**** Task material

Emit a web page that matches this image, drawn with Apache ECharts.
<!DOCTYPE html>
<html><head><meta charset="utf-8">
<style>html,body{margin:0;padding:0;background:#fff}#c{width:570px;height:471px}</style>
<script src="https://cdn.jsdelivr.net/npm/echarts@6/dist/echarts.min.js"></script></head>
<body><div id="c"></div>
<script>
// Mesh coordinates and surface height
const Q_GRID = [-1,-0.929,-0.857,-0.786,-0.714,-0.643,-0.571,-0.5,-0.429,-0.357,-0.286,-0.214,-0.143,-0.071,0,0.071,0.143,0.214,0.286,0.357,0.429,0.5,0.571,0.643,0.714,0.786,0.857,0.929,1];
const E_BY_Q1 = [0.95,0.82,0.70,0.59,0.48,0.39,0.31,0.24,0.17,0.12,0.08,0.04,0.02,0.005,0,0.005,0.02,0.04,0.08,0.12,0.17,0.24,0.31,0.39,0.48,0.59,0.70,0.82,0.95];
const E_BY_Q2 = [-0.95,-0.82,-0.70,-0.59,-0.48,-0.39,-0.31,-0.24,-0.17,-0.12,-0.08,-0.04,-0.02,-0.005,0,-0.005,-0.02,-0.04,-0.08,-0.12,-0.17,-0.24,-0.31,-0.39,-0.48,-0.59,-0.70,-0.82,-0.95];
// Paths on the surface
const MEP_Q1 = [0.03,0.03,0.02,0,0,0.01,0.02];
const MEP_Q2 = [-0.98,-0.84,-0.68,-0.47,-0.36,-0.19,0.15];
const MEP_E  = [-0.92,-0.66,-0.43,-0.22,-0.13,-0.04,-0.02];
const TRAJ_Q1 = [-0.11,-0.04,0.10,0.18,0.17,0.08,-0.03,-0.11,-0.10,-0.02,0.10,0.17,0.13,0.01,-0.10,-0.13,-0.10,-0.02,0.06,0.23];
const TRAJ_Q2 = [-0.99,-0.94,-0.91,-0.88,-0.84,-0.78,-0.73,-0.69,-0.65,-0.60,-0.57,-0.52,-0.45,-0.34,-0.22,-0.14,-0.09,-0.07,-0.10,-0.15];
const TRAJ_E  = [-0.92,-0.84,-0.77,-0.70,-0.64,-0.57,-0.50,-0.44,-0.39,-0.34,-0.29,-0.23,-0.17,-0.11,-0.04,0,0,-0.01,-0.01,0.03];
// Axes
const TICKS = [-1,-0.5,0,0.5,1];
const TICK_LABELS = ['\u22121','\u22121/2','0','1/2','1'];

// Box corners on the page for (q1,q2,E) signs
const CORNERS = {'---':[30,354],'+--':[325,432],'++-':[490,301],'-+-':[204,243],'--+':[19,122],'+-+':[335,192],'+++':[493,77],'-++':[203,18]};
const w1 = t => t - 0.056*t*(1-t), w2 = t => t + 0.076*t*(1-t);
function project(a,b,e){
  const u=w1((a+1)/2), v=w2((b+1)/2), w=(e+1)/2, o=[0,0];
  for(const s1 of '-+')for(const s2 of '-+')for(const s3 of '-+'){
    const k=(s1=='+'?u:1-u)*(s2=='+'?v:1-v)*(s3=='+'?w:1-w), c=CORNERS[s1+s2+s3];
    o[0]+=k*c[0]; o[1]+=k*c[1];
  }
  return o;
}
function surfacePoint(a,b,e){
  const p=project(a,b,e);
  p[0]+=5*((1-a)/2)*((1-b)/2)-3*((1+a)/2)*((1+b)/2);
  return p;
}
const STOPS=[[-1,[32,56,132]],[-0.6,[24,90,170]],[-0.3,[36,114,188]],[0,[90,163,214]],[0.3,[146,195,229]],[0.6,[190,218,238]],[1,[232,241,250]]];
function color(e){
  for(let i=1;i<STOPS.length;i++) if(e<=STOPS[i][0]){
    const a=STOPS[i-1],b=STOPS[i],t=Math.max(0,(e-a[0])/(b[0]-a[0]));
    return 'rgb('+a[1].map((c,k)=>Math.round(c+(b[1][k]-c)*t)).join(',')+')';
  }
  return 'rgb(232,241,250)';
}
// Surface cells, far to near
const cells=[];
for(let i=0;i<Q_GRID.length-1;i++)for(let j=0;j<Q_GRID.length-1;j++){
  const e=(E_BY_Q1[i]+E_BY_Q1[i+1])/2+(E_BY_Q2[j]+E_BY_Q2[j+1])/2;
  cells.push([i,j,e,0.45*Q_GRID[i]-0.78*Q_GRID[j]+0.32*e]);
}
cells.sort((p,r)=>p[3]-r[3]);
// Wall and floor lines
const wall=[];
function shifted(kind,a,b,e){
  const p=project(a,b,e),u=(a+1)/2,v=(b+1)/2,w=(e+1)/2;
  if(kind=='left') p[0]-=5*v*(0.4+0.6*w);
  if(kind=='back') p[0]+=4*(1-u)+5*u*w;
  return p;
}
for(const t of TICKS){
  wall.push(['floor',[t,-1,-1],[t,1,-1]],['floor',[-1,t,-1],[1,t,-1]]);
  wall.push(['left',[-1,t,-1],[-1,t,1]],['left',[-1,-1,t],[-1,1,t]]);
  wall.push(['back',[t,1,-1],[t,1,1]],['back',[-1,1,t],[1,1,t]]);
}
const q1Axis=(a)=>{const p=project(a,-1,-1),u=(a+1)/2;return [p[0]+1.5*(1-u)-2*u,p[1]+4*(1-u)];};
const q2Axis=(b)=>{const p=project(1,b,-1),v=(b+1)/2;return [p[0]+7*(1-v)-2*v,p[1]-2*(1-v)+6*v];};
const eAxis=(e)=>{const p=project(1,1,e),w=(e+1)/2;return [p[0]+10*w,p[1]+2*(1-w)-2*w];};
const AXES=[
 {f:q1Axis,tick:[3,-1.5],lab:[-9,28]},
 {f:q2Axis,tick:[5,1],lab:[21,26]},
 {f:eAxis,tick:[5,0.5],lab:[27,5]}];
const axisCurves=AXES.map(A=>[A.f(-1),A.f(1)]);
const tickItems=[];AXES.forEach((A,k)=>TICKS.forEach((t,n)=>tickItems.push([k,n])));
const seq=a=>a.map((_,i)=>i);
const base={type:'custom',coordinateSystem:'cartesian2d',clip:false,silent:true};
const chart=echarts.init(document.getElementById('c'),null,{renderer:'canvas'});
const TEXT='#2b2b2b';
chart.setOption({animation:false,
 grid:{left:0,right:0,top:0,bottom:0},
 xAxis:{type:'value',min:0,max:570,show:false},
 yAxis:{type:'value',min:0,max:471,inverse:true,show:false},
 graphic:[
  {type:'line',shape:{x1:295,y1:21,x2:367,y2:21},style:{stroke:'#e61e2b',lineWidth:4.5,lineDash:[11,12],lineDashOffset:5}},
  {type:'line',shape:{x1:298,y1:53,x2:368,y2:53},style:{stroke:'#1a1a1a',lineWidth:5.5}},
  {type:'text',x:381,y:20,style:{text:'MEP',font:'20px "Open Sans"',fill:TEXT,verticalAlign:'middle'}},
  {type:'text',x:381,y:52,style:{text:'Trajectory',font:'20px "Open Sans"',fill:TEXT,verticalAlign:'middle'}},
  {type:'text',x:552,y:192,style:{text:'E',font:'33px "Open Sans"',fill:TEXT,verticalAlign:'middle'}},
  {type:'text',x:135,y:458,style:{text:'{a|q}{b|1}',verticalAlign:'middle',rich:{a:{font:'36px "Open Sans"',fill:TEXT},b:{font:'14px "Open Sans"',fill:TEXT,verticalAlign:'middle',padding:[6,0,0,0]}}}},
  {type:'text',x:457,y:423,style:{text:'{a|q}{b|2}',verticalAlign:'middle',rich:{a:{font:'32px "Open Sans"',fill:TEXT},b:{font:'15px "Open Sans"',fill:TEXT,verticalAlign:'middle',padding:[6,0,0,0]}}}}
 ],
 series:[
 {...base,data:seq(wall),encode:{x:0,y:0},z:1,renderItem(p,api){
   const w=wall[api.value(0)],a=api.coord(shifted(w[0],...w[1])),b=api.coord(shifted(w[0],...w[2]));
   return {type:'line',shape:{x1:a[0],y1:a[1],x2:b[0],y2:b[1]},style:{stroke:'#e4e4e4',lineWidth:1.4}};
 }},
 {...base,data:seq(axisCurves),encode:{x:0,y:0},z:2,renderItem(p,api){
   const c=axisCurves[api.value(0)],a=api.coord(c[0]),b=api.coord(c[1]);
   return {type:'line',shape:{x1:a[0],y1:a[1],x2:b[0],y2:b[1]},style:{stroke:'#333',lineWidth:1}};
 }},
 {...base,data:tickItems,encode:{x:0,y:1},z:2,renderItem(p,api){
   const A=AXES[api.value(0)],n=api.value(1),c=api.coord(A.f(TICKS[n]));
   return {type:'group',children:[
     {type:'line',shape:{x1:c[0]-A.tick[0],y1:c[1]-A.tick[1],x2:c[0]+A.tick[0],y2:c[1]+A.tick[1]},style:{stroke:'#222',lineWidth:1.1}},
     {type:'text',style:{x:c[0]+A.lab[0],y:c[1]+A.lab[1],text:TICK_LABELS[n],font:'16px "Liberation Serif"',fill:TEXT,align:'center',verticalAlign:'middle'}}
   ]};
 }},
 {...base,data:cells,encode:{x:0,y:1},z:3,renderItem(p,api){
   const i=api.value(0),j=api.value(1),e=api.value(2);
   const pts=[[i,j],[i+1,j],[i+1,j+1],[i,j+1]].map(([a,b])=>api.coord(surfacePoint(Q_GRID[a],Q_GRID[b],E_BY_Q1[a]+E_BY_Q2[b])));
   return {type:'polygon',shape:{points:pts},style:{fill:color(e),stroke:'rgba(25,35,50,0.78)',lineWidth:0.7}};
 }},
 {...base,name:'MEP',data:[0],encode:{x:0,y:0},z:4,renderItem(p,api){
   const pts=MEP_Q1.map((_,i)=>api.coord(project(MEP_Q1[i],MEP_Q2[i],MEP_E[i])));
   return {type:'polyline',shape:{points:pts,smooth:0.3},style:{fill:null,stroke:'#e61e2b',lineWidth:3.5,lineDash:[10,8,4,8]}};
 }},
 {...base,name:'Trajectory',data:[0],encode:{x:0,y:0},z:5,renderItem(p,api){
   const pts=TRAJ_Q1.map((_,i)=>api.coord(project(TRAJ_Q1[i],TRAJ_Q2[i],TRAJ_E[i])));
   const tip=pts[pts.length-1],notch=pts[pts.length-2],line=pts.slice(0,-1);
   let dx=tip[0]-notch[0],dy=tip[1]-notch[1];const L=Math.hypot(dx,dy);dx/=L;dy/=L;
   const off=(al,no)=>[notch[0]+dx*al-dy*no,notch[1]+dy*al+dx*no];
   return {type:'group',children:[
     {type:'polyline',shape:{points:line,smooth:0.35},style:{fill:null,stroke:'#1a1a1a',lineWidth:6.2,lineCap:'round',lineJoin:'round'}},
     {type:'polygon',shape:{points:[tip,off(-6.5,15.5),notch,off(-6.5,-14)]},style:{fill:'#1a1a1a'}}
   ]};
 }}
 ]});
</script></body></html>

********
**** Task material

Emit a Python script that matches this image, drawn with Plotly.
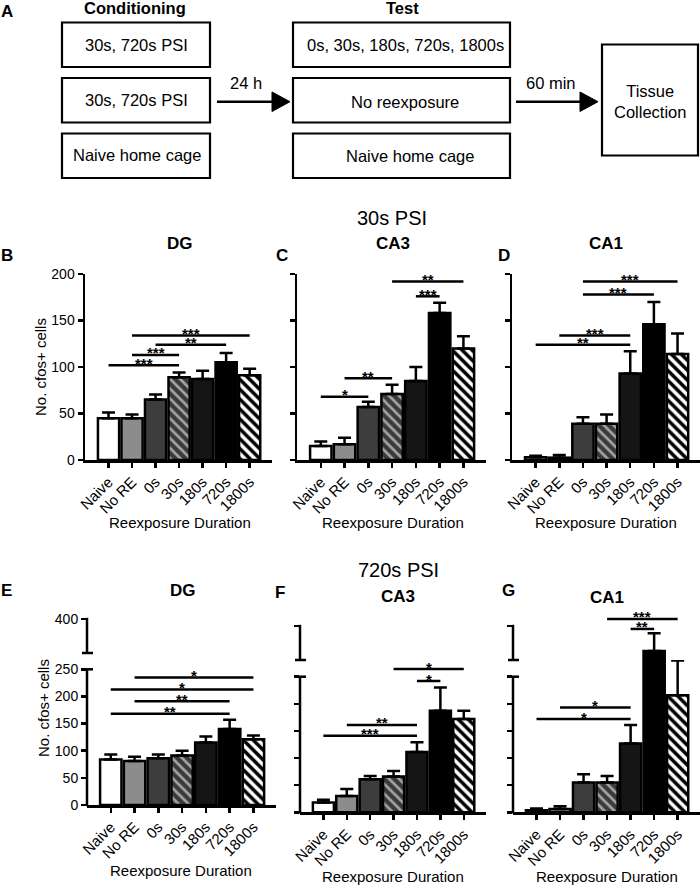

********
**** Task material

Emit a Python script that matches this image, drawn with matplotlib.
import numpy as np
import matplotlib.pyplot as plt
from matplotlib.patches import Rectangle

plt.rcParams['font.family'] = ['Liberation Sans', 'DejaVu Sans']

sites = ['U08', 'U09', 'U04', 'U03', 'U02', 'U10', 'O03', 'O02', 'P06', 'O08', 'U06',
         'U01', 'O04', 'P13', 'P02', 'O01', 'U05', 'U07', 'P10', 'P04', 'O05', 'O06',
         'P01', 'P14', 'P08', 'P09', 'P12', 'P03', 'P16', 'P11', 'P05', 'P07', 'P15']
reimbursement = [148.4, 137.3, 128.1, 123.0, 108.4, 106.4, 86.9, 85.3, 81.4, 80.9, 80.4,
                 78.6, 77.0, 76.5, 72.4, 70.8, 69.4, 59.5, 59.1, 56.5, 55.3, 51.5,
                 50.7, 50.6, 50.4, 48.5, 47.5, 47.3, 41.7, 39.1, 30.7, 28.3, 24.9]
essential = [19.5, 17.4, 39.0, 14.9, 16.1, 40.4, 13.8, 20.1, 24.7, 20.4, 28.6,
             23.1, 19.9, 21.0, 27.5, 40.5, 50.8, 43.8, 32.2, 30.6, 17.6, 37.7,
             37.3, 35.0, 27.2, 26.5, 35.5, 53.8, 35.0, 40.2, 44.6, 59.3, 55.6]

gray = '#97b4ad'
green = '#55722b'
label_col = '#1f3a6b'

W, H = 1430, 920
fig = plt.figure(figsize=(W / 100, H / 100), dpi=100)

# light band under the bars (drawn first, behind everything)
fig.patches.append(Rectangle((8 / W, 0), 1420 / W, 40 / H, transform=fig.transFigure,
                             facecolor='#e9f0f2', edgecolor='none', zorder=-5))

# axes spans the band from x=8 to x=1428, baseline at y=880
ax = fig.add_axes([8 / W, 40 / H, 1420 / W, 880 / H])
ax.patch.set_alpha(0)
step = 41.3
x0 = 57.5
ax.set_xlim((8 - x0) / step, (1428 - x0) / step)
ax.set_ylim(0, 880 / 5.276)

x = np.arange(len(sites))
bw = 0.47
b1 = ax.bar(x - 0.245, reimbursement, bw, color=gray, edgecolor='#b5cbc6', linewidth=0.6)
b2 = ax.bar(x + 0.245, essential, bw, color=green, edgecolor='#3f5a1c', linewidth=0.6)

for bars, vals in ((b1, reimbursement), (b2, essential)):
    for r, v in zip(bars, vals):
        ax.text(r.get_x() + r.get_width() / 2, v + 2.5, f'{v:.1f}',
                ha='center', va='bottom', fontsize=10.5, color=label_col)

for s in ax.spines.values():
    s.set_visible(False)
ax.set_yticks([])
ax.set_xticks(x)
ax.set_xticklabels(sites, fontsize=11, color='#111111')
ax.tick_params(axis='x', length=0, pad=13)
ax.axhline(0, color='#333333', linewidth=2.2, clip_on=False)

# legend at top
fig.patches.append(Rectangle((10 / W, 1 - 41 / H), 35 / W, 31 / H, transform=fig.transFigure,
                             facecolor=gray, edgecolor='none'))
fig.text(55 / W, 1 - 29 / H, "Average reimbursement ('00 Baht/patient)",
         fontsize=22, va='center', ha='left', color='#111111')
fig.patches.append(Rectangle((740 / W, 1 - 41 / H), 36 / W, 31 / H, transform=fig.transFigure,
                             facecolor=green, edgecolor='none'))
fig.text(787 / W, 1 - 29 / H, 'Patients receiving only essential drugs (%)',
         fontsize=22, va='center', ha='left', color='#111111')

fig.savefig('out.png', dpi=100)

********

Problem details
Starting with the line that contains "drawn with matplotlib.", repeat each line exactly, and stop once the line that contains "ax.set_ylim(0, 880 / 5.276)" has been repeated.

Task result
Emit a Python script that matches this image, drawn with matplotlib.
import numpy as np
import matplotlib.pyplot as plt
from matplotlib.patches import Rectangle

plt.rcParams['font.family'] = ['Liberation Sans', 'DejaVu Sans']

sites = ['U08', 'U09', 'U04', 'U03', 'U02', 'U10', 'O03', 'O02', 'P06', 'O08', 'U06',
         'U01', 'O04', 'P13', 'P02', 'O01', 'U05', 'U07', 'P10', 'P04', 'O05', 'O06',
         'P01', 'P14', 'P08', 'P09', 'P12', 'P03', 'P16', 'P11', 'P05', 'P07', 'P15']
reimbursement = [148.4, 137.3, 128.1, 123.0, 108.4, 106.4, 86.9, 85.3, 81.4, 80.9, 80.4,
                 78.6, 77.0, 76.5, 72.4, 70.8, 69.4, 59.5, 59.1, 56.5, 55.3, 51.5,
                 50.7, 50.6, 50.4, 48.5, 47.5, 47.3, 41.7, 39.1, 30.7, 28.3, 24.9]
essential = [19.5, 17.4, 39.0, 14.9, 16.1, 40.4, 13.8, 20.1, 24.7, 20.4, 28.6,
             23.1, 19.9, 21.0, 27.5, 40.5, 50.8, 43.8, 32.2, 30.6, 17.6, 37.7,
             37.3, 35.0, 27.2, 26.5, 35.5, 53.8, 35.0, 40.2, 44.6, 59.3, 55.6]

gray = '#97b4ad'
green = '#55722b'
label_col = '#1f3a6b'

W, H = 1430, 920
fig = plt.figure(figsize=(W / 100, H / 100), dpi=100)

# light band under the bars (drawn first, behind everything)
fig.patches.append(Rectangle((8 / W, 0), 1420 / W, 40 / H, transform=fig.transFigure,
                             facecolor='#e9f0f2', edgecolor='none', zorder=-5))

# axes spans the band from x=8 to x=1428, baseline at y=880
ax = fig.add_axes([8 / W, 40 / H, 1420 / W, 880 / H])
ax.patch.set_alpha(0)
step = 41.3
x0 = 57.5
ax.set_xlim((8 - x0) / step, (1428 - x0) / step)
ax.set_ylim(0, 880 / 5.276)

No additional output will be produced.